Good decision making
Recognize the need for a decision → what’s the problem and decision question?
Identify criteria
Generate alternatives
Assess the alternatives
ethical issues, legal issues, feasibility issues, practicality issues
Choose among the alternatives
Implement the chosen alternative
Evaluate and learn from feedback.
Decision making biases
Heuristic: a rule of thumb to deal with complex decision making.
Escalating commitment, recency effect, representativeness bias, fundamental attribution error, prior hypothesis bias, clustering illusion, confirmation bias, illusion of control and overconfidence bias
Ethics
Ethics: moral principals or beliefs about what is right or wrong that govern the conduct of people and/or organizations.
Ethical dilemma: the dilemma that people find themselves in when they have to decide if they should act in a way that might help another person or group even though doing so might go against their self-interest.
Situations in which there is no agreement over exact accepted ethical principles.
Stakeholders: individuals or groups that have an interest/claim/stake in an organization.
Shareholders, managers, non-managerial employees, customers, suppliers, citizens and community members.
Shareholders: owners, they like profits, dividends, good social impact and reputation.
Managers: decision-makers; unethical decisions can be traced back to individual managers. e.g.
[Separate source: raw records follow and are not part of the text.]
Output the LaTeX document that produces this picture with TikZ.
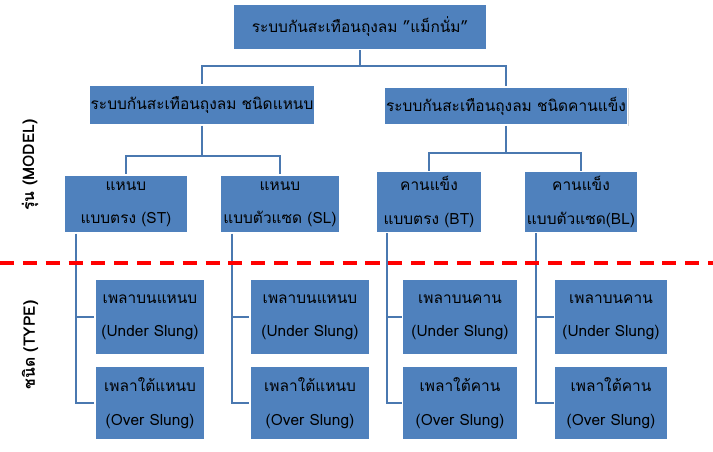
\documentclass[tikz,border=0pt]{standalone}
\usepackage{fontspec}
\newfontfamily\thaifont[Script=Thai]{Loma}
\usetikzlibrary{shadows}

\tikzset{
  box/.style={draw=white, line width=0.8pt, fill={rgb,255:red,79;green,129;blue,189},
              font=\thaifont\fontsize{8.8}{10}\selectfont, align=center, inner sep=1pt,
              drop shadow={shadow xshift=0.5pt, shadow yshift=-0.5pt, opacity=0.3}},
  link/.style={draw={rgb,255:red,74;green,120;blue,176}, line width=1.2pt},
  side/.style={font=\thaifont\small\bfseries, rotate=90}
}

\begin{document}
\begin{tikzpicture}[x=0.02cm,y=-0.02cm]
  \useasboundingbox (0,0) rectangle (713,452);

  % top level
  \node[box, minimum width=5.08cm, minimum height=0.9cm] (top) at (360,27) {ระบบกันสะเทือนถุงลม ”แม็กนั่ม”};
  \node[box, minimum width=4.3cm, minimum height=0.8cm] (strap) at (202,105) {ระบบกันสะเทือนถุงลม ชนิดแหนบ};
  \node[box, minimum width=4.64cm, minimum height=0.76cm] (beam) at (506,106) {ระบบกันสะเทือนถุงลม ชนิดคานแข็ง};

  % model level
  \node[box, minimum width=2.48cm, minimum height=1.16cm] (st) at (126,204) {แหนบ\\[9pt]แบบตรง (ST)};
  \node[box, minimum width=2.38cm, minimum height=1.16cm] (sl) at (280,204) {แหนบ\\[9pt]แบบตัวแซด (SL)};
  \node[box, minimum width=2.1cm, minimum height=1.22cm] (bt) at (429,202) {คานแข็ง\\[9pt]แบบตรง (BT)};
  \node[box, minimum width=2.28cm, minimum height=1.22cm] (bl) at (581,202) {คานแข็ง\\[9pt]แบบตัวแซด(BL)};

  % type level
  \node[box, minimum width=2.2cm, minimum height=1.5cm] (st1) at (150,317) {เพลาบนแหนบ\\[9pt](Under Slung)};
  \node[box, minimum width=2.2cm, minimum height=1.46cm] (st2) at (150,403) {เพลาใต้แหนบ\\[9pt](Over Slung)};
  \node[box, minimum width=2.4cm, minimum height=1.5cm] (sl1) at (310,317) {เพลาบนแหนบ\\[9pt](Under Slung)};
  \node[box, minimum width=2.4cm, minimum height=1.46cm] (sl2) at (310,403) {เพลาใต้แหนบ\\[9pt](Over Slung)};
  \node[box, minimum width=2.3cm, minimum height=1.5cm] (bt1) at (460,317) {เพลาบนคาน\\[9pt](Under Slung)};
  \node[box, minimum width=2.3cm, minimum height=1.46cm] (bt2) at (460,403) {เพลาใต้คาน\\[9pt](Over Slung)};
  \node[box, minimum width=2.26cm, minimum height=1.5cm] (bl1) at (611,317) {เพลาบนคาน\\[9pt](Under Slung)};
  \node[box, minimum width=2.26cm, minimum height=1.46cm] (bl2) at (611,403) {เพลาใต้คาน\\[9pt](Over Slung)};

  % tree links
  \draw[link] (top.south) -- ++(0,16) -| (strap.north);
  \draw[link] (top.south) ++(0,16) -| (beam.north);
  \draw[link] (strap.south) -- ++(0,30) -| (st.north);
  \draw[link] (strap.south) ++(0,30) -| (sl.north);
  \draw[link] (beam.south) -- ++(0,27) -| (bt.north);
  \draw[link] (beam.south) ++(0,27) -| (bl.north);

  % trunks to types
  \draw[link] (st.south -| 76,0) |- (st2.west);  \draw[link] (76,317) -- (st1.west);
  \draw[link] (sl.south -| 232,0) |- (sl2.west); \draw[link] (232,317) -- (sl1.west);
  \draw[link] (bt.south -| 387,0) |- (bt2.west); \draw[link] (387,317) -- (bt1.west);
  \draw[link] (bl.south -| 536,0) |- (bl2.west); \draw[link] (536,317) -- (bl1.west);

  % divider and side labels
  \draw[red, dashed, line width=2pt, dash pattern=on 8pt off 5pt] (0,263) -- (713,263);
  \node[side] (model) at (30,165) {รุ่น (MODEL)};
  \node[side] (type) at (30,345) {ชนิด (TYPE)};
\end{tikzpicture}
\end{document}
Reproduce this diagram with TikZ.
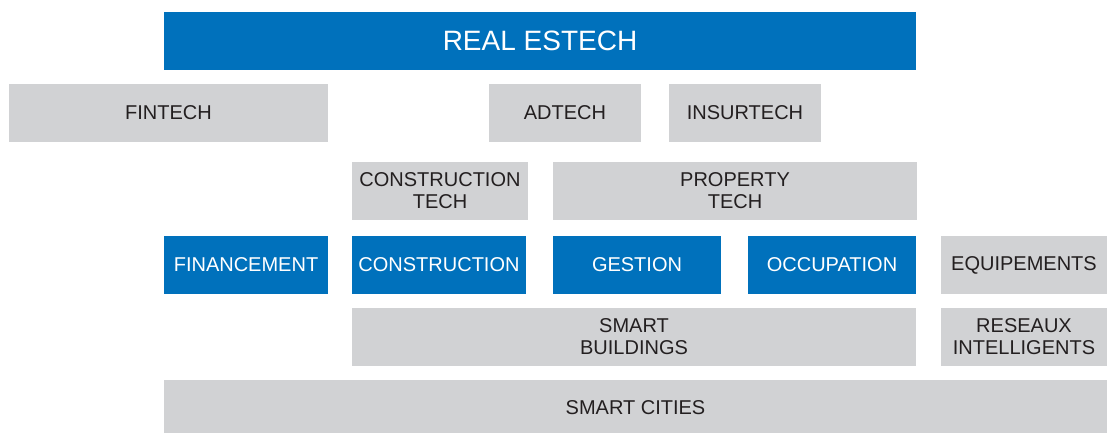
\documentclass[tikz,border=0pt]{standalone}
\usepackage{fontspec}
\setmainfont{Liberation Sans}
\definecolor{rblue}{HTML}{0071BC}
\definecolor{rgray}{HTML}{D1D2D4}
\definecolor{rtext}{HTML}{231F20}
\begin{document}
\begin{tikzpicture}[x=1pt,y=-1pt,
  box/.style={rectangle,inner sep=0pt,align=center,font=\fontsize{20}{22}\selectfont},
  graybox/.style={box,fill=rgray,text=rtext},
  bluebox/.style={box,fill=rblue,text=white}]
\useasboundingbox (0,0) rectangle (1107,432);
\node[bluebox,minimum width=752pt,minimum height=58pt,font=\fontsize{28}{30}\selectfont] (real) at (540,41) {REAL ESTECH};
\node[graybox,minimum width=319pt,minimum height=58pt] (fintech) at (168.5,113) {FINTECH};
\node[graybox,minimum width=152pt,minimum height=58pt] (adtech) at (565,113) {ADTECH};
\node[graybox,minimum width=152pt,minimum height=58pt] (insurtech) at (745,113) {INSURTECH};
\node[graybox,minimum width=176pt,minimum height=58pt] (ctech) at (440,191) {CONSTRUCTION\\TECH};
\node[graybox,minimum width=364pt,minimum height=58pt] (ptech) at (735,191) {PROPERTY\\TECH};
\node[bluebox,minimum width=164pt,minimum height=58pt] (financement) at (246,265) {FINANCEMENT};
\node[bluebox,minimum width=174pt,minimum height=58pt] (construction) at (439,265) {CONSTRUCTION};
\node[bluebox,minimum width=168pt,minimum height=58pt] (gestion) at (637,265) {GESTION};
\node[bluebox,minimum width=168pt,minimum height=58pt] (occupation) at (832,265) {OCCUPATION};
\node[graybox,minimum width=166pt,minimum height=58pt] (equipements) at (1024,265) {EQUIPEMENTS};
\node[graybox,minimum width=564pt,minimum height=58pt] (smartb) at (634,336.5) {SMART\\BUILDINGS};
\node[graybox,minimum width=166pt,minimum height=58pt] (reseaux) at (1024,336.5) {RESEAUX\\INTELLIGENTS};
\node[graybox,minimum width=943pt,minimum height=56pt] (cities) at (635.5,408) {SMART CITIES};
\end{tikzpicture}
\end{document}
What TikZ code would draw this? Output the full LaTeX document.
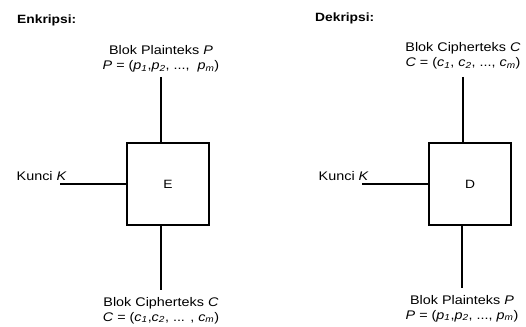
\documentclass[tikz,border=0pt]{standalone}
\usepackage{fontspec}
\setmainfont{Liberation Sans}[FakeStretch=1.15]
\begin{document}
\begin{tikzpicture}[x=1pt,y=-1pt,
  ln/.style={line width=1.4pt},
  blk/.style={draw,line width=1.4pt,minimum width=82pt,minimum height=82pt,inner sep=0pt,font=\fontsize{12}{14}\selectfont},
  lbl/.style={inner sep=0pt,font=\fontsize{12.5}{14}\selectfont,align=center},
  hdr/.style={inner sep=0pt,anchor=base west,font=\fontsize{12}{14}\selectfont\bfseries}]
\useasboundingbox (0,0) rectangle (526,326);
\newcommand{\vsub}[2]{\textit{#1}\textsubscript{\textit{#2}}}
% Enkripsi
\node[hdr] (h1) at (17,24) {Enkripsi:};
\node[blk] (E) at (168,184) {E};
\node[lbl,anchor=base] (pt1) at (161,55) {Blok Plainteks \textit{P}};
\node[lbl,anchor=base] (pt2) at (161,70) {\textit{P} = (\vsub{p}{1},\vsub{p}{2}, ..., \ \vsub{p}{m})};
\coordinate (et) at (161,77);
\draw[ln] (et) -- (et |- E.north);
\node[lbl,anchor=base east] (k1) at (67,180) {Kunci \textit{K}};
\coordinate (ek) at (60,184);
\draw[ln] (ek) -- (E.west);
\coordinate (eb) at (161,290);
\draw[ln] (eb |- E.south) -- (eb);
\node[lbl,anchor=base] (ct1) at (161,306) {Blok Cipherteks \textit{C}};
\node[lbl,anchor=base] (ct2) at (161,321) {\textit{C} = (\vsub{c}{1},\vsub{c}{2}, ... , \vsub{c}{m})};
% Dekripsi
\node[hdr] (h2) at (315,22) {Dekripsi:};
\node[blk] (D) at (470,184) {D};
\node[lbl,anchor=base] (ct3) at (463,52) {Blok Cipherteks \textit{C}};
\node[lbl,anchor=base] (ct4) at (463,67) {\textit{C} = (\vsub{c}{1}, \vsub{c}{2}, ..., \vsub{c}{m})};
\coordinate (dt) at (463,77);
\draw[ln] (dt) -- (dt |- D.north);
\node[lbl,anchor=base east] (k2) at (369,180) {Kunci \textit{K}};
\coordinate (dk) at (362,184);
\draw[ln] (dk) -- (D.west);
\coordinate (db) at (462,288);
\draw[ln] (db |- D.south) -- (db);
\node[lbl,anchor=base] (pt3) at (462,304) {Blok Plainteks \textit{P}};
\node[lbl,anchor=base] (pt4) at (462,319) {\textit{P} = (\vsub{p}{1},\vsub{p}{2}, ..., \vsub{p}{m})};
\end{tikzpicture}
\end{document}
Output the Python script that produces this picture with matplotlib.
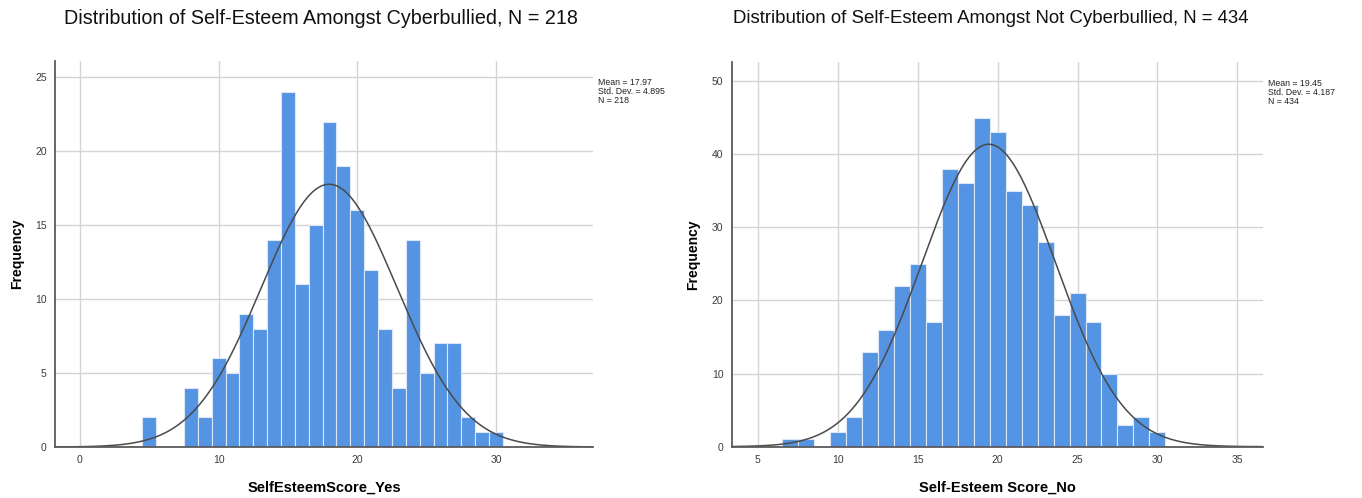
import numpy as np
import matplotlib.pyplot as plt

plt.rcParams['font.family'] = ['Liberation Sans', 'DejaVu Sans']

# frequency counts per integer score
yes_scores = list(range(5, 31))
yes_counts = [2, 0, 0, 4, 2, 6, 5, 9, 8, 14, 24, 11, 15, 22, 19, 16, 12, 8, 4, 14, 5, 7, 7, 2, 1, 1]
yes_mean, yes_sd, yes_n = 17.97, 4.895, 218

no_scores = list(range(7, 31))
no_counts = [1, 1, 0, 2, 4, 13, 16, 22, 25, 17, 38, 36, 45, 43, 35, 33, 28, 18, 21, 17, 10, 3, 4, 2]
no_mean, no_sd, no_n = 19.45, 4.187, 434

bar_color = '#5494e2'
grid_color = '#d4d4d4'
tick_color = '#3c3c3c'


def draw_hist(ax, scores, counts, mean, sd, n, xlim, ylim, xticks, yticks,
              title, xlabel, title_x, title_size):
    ax.bar(scores, counts, width=1.0, color=bar_color, edgecolor='#dce8f7',
           linewidth=0.8, zorder=2)
    xs = np.linspace(xlim[0], xlim[1], 400)
    pdf = n / (sd * np.sqrt(2 * np.pi)) * np.exp(-0.5 * ((xs - mean) / sd) ** 2)
    ax.plot(xs, pdf, color='#4a4a4a', linewidth=1.1, zorder=3)

    ax.set_xlim(*xlim)
    ax.set_ylim(*ylim)
    ax.set_xticks(xticks)
    ax.set_yticks(yticks)
    ax.grid(True, color=grid_color, linewidth=1.0, zorder=0)
    ax.set_axisbelow(True)
    ax.tick_params(length=0, labelsize=7.5, colors=tick_color, pad=6)
    for s in ['top', 'right']:
        ax.spines[s].set_visible(False)
    for s in ['left', 'bottom']:
        ax.spines[s].set_color('#5a5a5a')
        ax.spines[s].set_linewidth(1.3)
        ax.spines[s].set_zorder(4)

    ax.set_xlabel(xlabel, fontsize=10.5, fontweight='bold', labelpad=11)
    ax.set_ylabel('Frequency', fontsize=10, fontweight='bold', labelpad=8)

    ax.text(1.01, 0.955, f'Mean = {mean:g}\nStd. Dev. = {sd:g}\nN = {n}',
            transform=ax.transAxes, fontsize=6.3, va='top', ha='left',
            linespacing=1.0, color='#222222')
    fig.text(title_x, 0.962, title, fontsize=title_size, ha='center', va='center',
             color='#111111')


fig = plt.figure(figsize=(13.62, 4.98), dpi=100)
ax1 = fig.add_axes([0.0404, 0.1024, 0.395, 0.7751])
ax2 = fig.add_axes([0.5372, 0.1030, 0.3901, 0.7725])

draw_hist(ax1, yes_scores, yes_counts, yes_mean, yes_sd, yes_n,
          (-1.8, 37.0), (0, 26.1), [0, 10, 20, 30], [0, 5, 10, 15, 20, 25],
          'Distribution of Self-Esteem Amongst Cyberbullied, N = 218',
          'SelfEsteemScore_Yes', 0.236, 14.2)
draw_hist(ax2, no_scores, no_counts, no_mean, no_sd, no_n,
          (3.37, 36.6), (0, 52.6), [5, 10, 15, 20, 25, 30, 35], [0, 10, 20, 30, 40, 50],
          'Distribution of Self-Esteem Amongst Not Cyberbullied, N = 434',
          'Self-Esteem Score_No', 0.7275, 13.4)

fig.savefig('out.png', dpi=100)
Volkswagen emissions coverup
Community and society: environmental deregulation, corporate social responsibility.
They may have different preferred decisions and outcomes.
Lobby groups and laws exist to govern businesses.
Laws specify sanctions or punishments for unethical behaviour
Neither are fixed principals! They change and evolve as time passes.
Code of ethics: derives from three main sources: societal ethics, professional ethics, individual ethics or personal standards.
Social responsibility: the manager’s duty or obligation to make decisions that promote the well-being of stakeholders and society as a whole.
Managers accrue benefits:
workers & society benefits
quality of life improvements
‘it’s the right thing to do’
improves reputation.
We gain positive social outcomes, e.g. low crime, low unemployment, higher literacy.
giving back to the community. → charity & advertising.
Milton Friedman: corporations only maximize their profits and shareholder value.
In the short run, social responsibility & profit maximization aren’t compatible. But expanding the timeframe, the benefit can be helpful to long-term profits.
Models of ethics:
Utilitarian model: greatest good for the greatest number of people. Analyze costs and benefits, select the course of action that maximizes these benefits.
e.g. the Ford Pinto: it costed more to improve it for safety than the benefits they’d reap from it.
Moral Rights Model: ethical decisions should maintain/protect people’s fundamental rights.
These decisions may require the balancing of various rights: e.g. safety & privacy.
Justice model: ethical decisions distribute costs and benefits among individuals and groups in a fair, equitable, or impartial way.
Transparency is critical: everyone’s aware of exactly how decisions are made.
Code of ethics
Code of ethics derives from three main sources:
societal ethics governing how everyone deals with each other
professional ethics, how members of the profession should make decisions → professional designations: CHRP
individual ethics/personal standards.